Celle-ci traverse aujourd’hui un moment charnière, marqué par la décomposition du paysage commercial au profit d’une nouvelle configuration. Trois transformations majeures sous-tendent cette recomposition : la fragmentation géoéconomique, la transition énergétique accélérée et la révolution technologique.

Une fragmentation des chaînes de valeur mondiales

Contrairement aux années 90, période durant laquelle le monde a connu l’essor des chaînes de valeur et un commerce international très florissant (les exportations mondiales ayant crû 4,4 fois plus vite que le PIB entre 1990 et 1995), le paysage des échanges se recompose aujourd’hui sous l’effet d’une fragmentation géoéconomique bien réelle.

Cette fragmentation, souligne l’économiste, est alimentée par des tensions géopolitiques exacerbées par des rivalités technologiques, mais aussi par des politiques industrielles interventionnistes et une transition énergétique qui redéfinit les règles du commerce international. Pour autant, fragmentation ne signifie pas fin des échanges, précise-t-elle.

Il s’agit d’une recomposition, portée par la régionalisation des chaînes de valeur (rapprochement des chaînes d’approvisionnement, ou nearshoring) et leur sécurisation, aujourd’hui prioritaire sur l’efficience, via le friendshoring. 

Selon Marrakchi, ces changements, devenus évidents, marquent la fin d’une « stabilité hégémonique». «Dans les années 1990, l’Europe accaparait 45 % du commerce mondial, l’Amérique du Nord 18 % et l’Asie 25 %. Le centre économique du monde se situait alors en Europe, en Amérique du Nord et autour de la Méditerranée.

Aujourd’hui, les échanges se sont recomposés autrement : la part de l’Europe est tombée à 36 %, celle de l’Amérique du Nord à 13 %, tandis que celle l’Asie atteint 35 %, notamment grâce à la Chine.
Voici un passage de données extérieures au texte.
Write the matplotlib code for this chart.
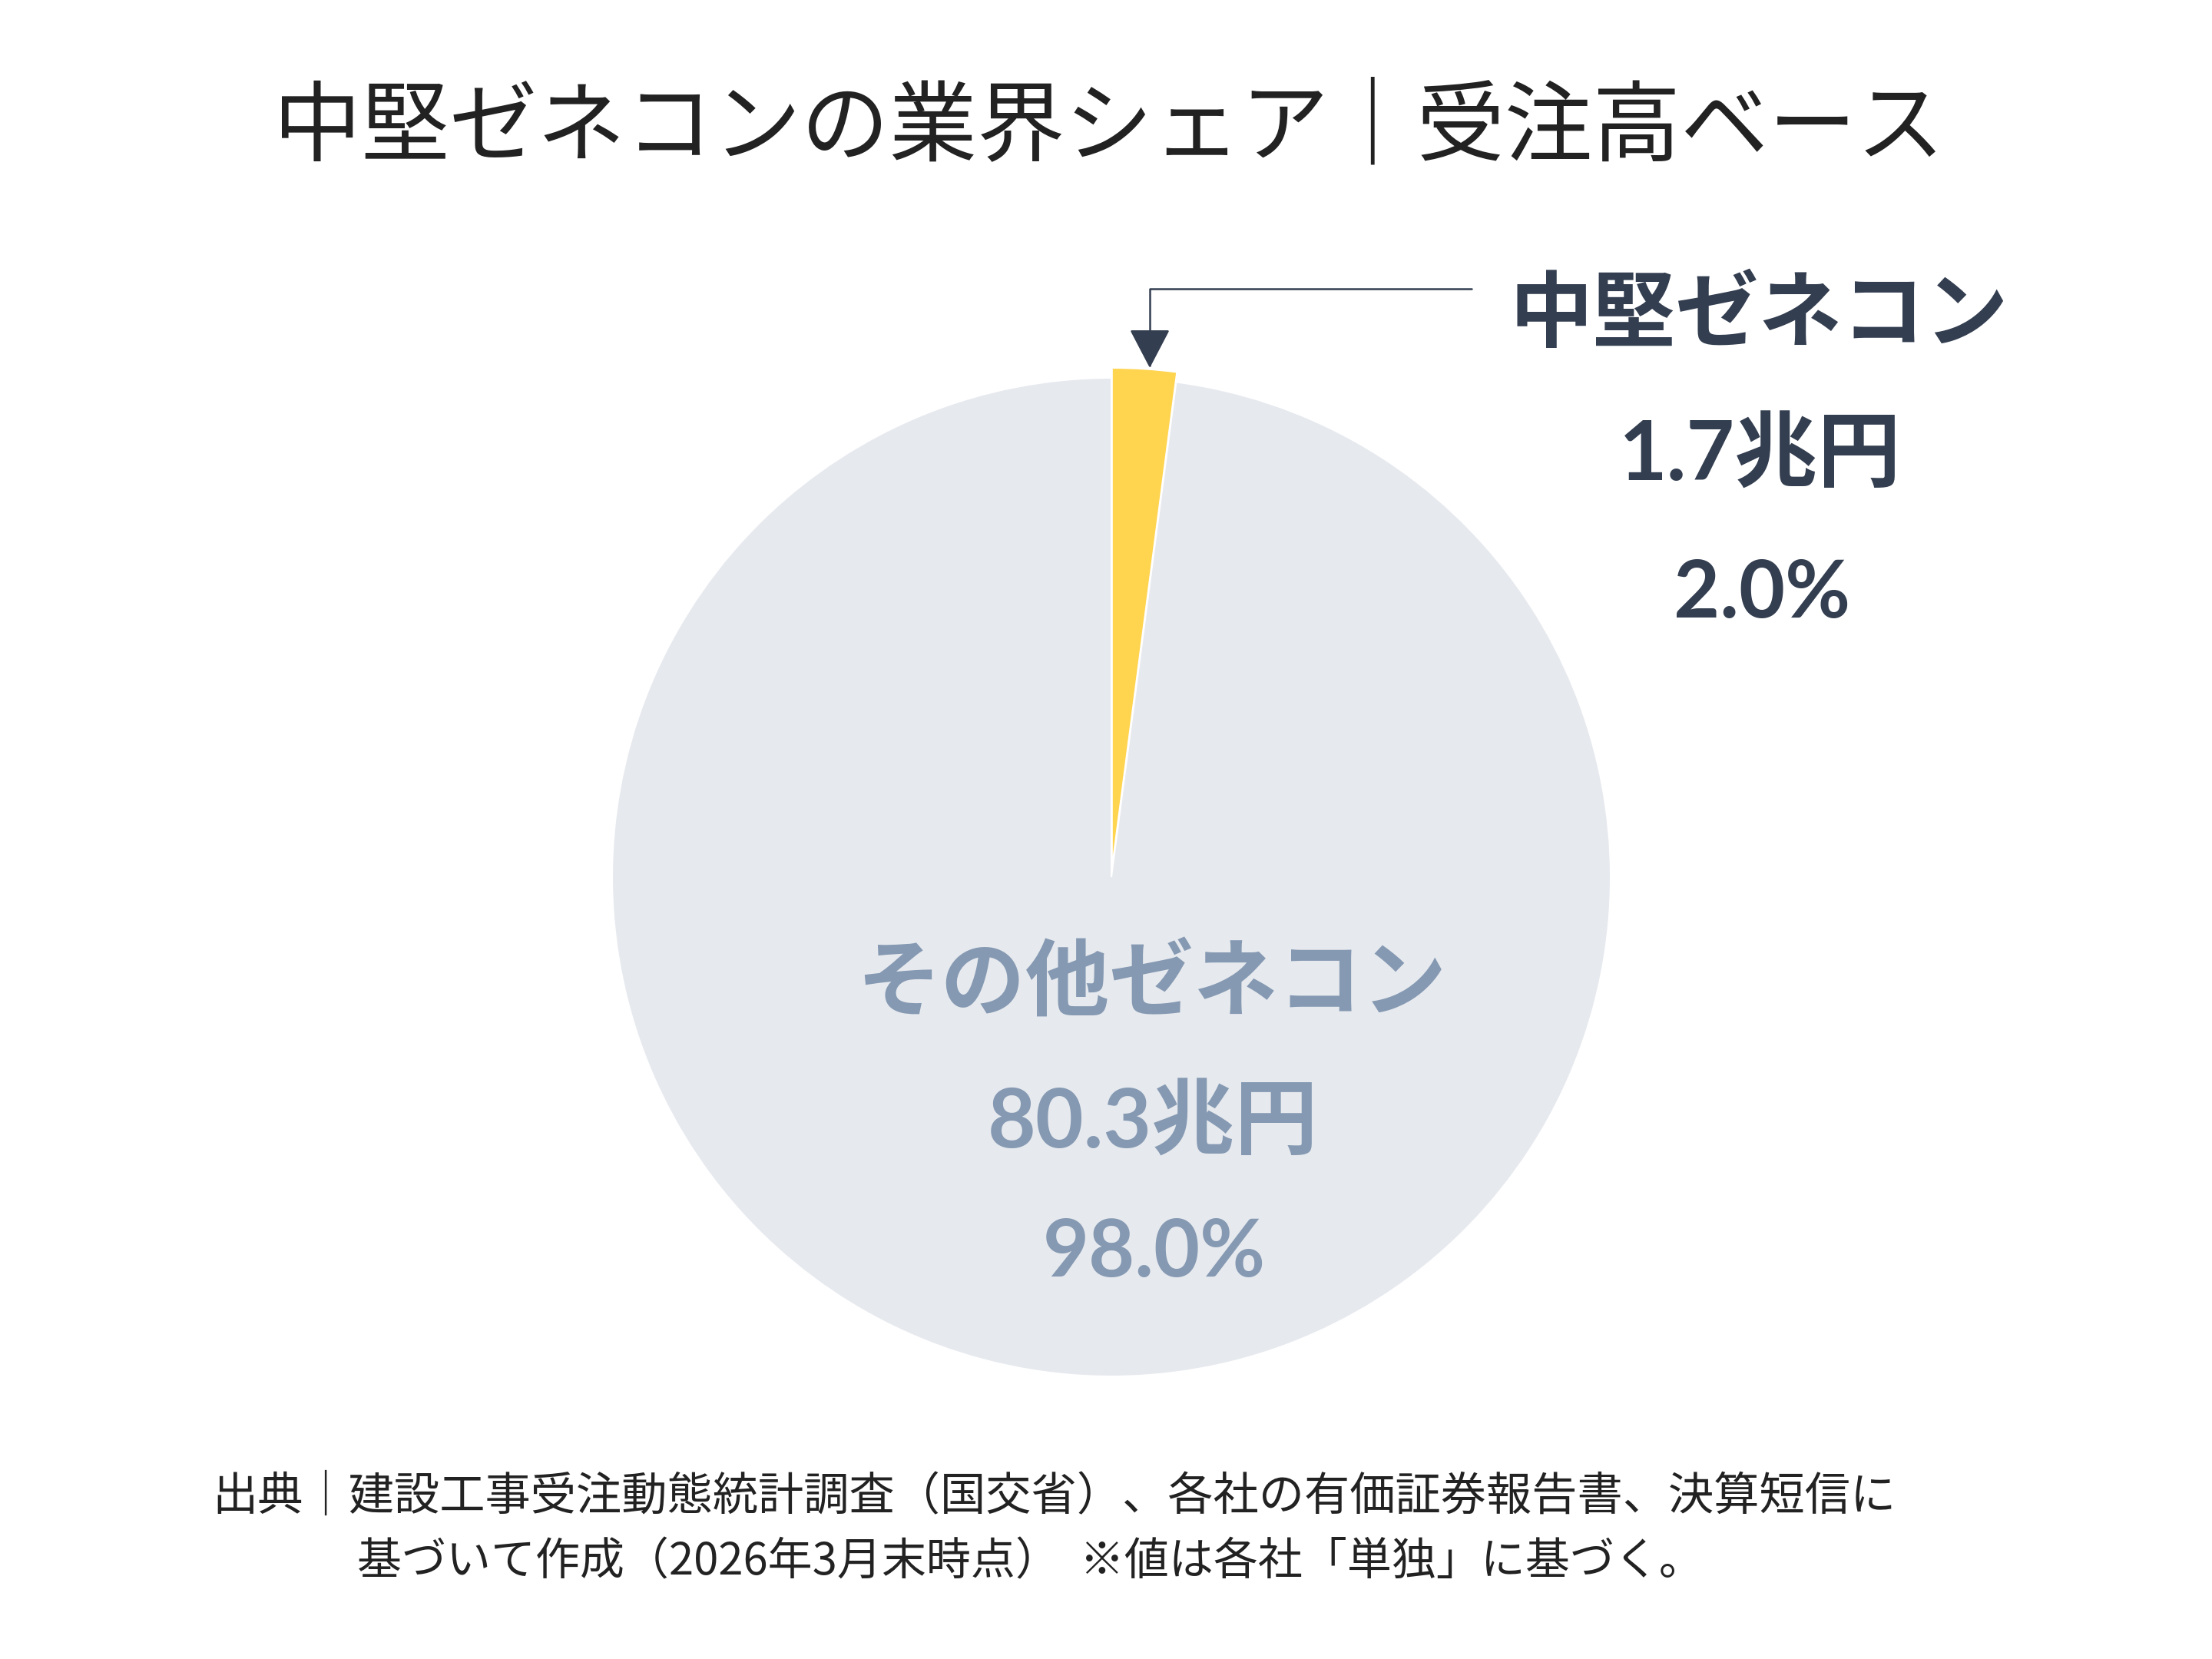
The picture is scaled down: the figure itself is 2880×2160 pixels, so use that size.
import matplotlib
matplotlib.use("Agg")
import matplotlib.pyplot as plt

plt.rcParams['font.family'] = ['Noto Sans CJK JP', 'DejaVu Sans']

# ---- data ----
title = "中堅ゼネコンの業界シェア｜受注高ベース"
categories = ["中堅ゼネコン", "その他ゼネコン"]
values = [1.7, 80.3]          # 兆円
shares = [2.0, 98.0]          # %
colors = ["#FFD44F", "#E6E9EE"]
label_colors = ["#333E50", "#8599B2"]
note_line1 = "出典｜建設工事受注動態統計調査（国交省）、各社の有価証券報告書、決算短信に"
note_line2 = "基づいて作成（2026年3月末時点）  ※値は各社「単独」に基づく。"

W, H = 2880, 2160
fig = plt.figure(figsize=(16, 12), dpi=180)
fig.patch.set_facecolor("white")

# pie geometry in pixels
cx, cy, r = 1447, 1142, 650
ax = fig.add_axes([(cx - r) / W, (H - cy - r) / H, 2 * r / W, 2 * r / H])
wedges, _ = ax.pie(values, colors=colors, startangle=90, counterclock=False,
                   explode=[0.02, 0.0], radius=1.0,
                   wedgeprops=dict(edgecolor="white", linewidth=0.8))
for w in wedges:
    w.set_clip_on(False)
ax.set_xlim(-1, 1)
ax.set_ylim(-1, 1)
ax.set_aspect("equal")
ax.axis("off")

def px(x, y):
    return x / W, 1 - y / H

def d(xp, yp):
    return ((xp - cx) / r, (cy - yp) / r)

# title
fig.text(*px(1444, 168), title, ha="center", va="center", fontsize=45.8,
         color="#222222")

# arrow from label to small slice
ax.annotate("", xy=d(1497, 479), xytext=d(1916, 376),
            arrowprops=dict(arrowstyle="-|>,head_length=0.45,head_width=0.235",
                            mutation_scale=40,
                            connectionstyle="angle,angleA=180,angleB=90,rad=0",
                            color="#333E50", linewidth=1.0,
                            shrinkA=0, shrinkB=0),
            annotation_clip=False)

num_family = ['Lato', 'Noto Sans CJK JP']

# labels for mid-size slice
lx = 2290
fig.text(*px(lx, 412), categories[0], ha="center", va="center", fontsize=43.3,
         fontweight="bold", color=label_colors[0])
fig.text(*px(lx + 2, 593), f"{values[0]}兆円", ha="center", va="center", fontsize=43.3,
         fontweight="bold", color=label_colors[0], family=num_family)
fig.text(*px(lx + 4, 774), f"{shares[0]:.1f}%", ha="center", va="center", fontsize=41.5,
         fontweight="bold", color=label_colors[0], family=num_family)

# labels for others
ox = 1499
fig.text(*px(ox, 1283), categories[1], ha="center", va="center", fontsize=43.9,
         fontweight="bold", color=label_colors[1])
fig.text(*px(ox + 2, 1462), f"{values[1]}兆円", ha="center", va="center", fontsize=43.3,
         fontweight="bold", color=label_colors[1], family=num_family)
fig.text(*px(ox + 4, 1632), f"{shares[1]:.1f}%", ha="center", va="center", fontsize=41.5,
         fontweight="bold", color=label_colors[1], family=num_family)

# footnote
fig.text(*px(276, 1949), note_line1, ha="left", va="center", fontsize=23.7,
         color="#222222")
fig.text(*px(465, 2034), note_line2, ha="left", va="center", fontsize=23.2,
         color="#222222")

fig.savefig("out.png", dpi=180, facecolor="white")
Le centre de gravité de l’économie mondiale s’est déplacé vers l’Est », a-t-elle souligné.

De profonds changements 

La transition énergétique accélérée, et plus largement la transition écologique, constitue également un facteur clé de cette recomposition, en agissant directement sur la compétitivité mondiale et celle des entreprises, estime l’économiste. Les pays avancés imposent désormais des normes climatiques et environnementales de plus en plus strictes.

Le Macf et le paquet Fit for 55 en Europe, ou encore l’IRA (Inflation Reduction Act) introduit aux États-Unis pour soutenir les industries vertes, sont autant de nouvelles réglementations qui impactent la compétitivité globale. 

Selon Marrakchi, la Tunisie, dont 70 % des exportations sont destinées à l’Union européenne, devra s’adapter et investir massivement dans les énergies renouvelables et l’efficacité énergétique, afin d’éviter une taxation carbone punitive.

Enfin, la révolution technologique, incluant la digitalisation, l’intelligence artificielle et la souveraineté industrielle, devenues aujourd’hui des priorités pour les États, génère de profondes implications économiques à l’échelle mondiale.

Le monde s’oriente désormais vers une économie plus coûteuse mais aussi plus lente, explique l’économiste, car les pays privilégient la sécurisation.

Selon Marrakchi, la sécurisation des approvisionnements et la diversification des fournisseurs, visant à constituer davantage de stocks, deviennent les piliers d’une stratégie qui réduit les risques, certes, mais qui demeure plus coûteuse, contribuant à la persistance de tensions inflationnistes et à l’exacerbation de la concurrence en vue d’attirer les industries stratégiques.

L’économiste affirme que, dans ce contexte, les politiques économiques devront arbitrer entre trois impératifs clés : la souveraineté, la compétitivité et la stabilité macroéconomique.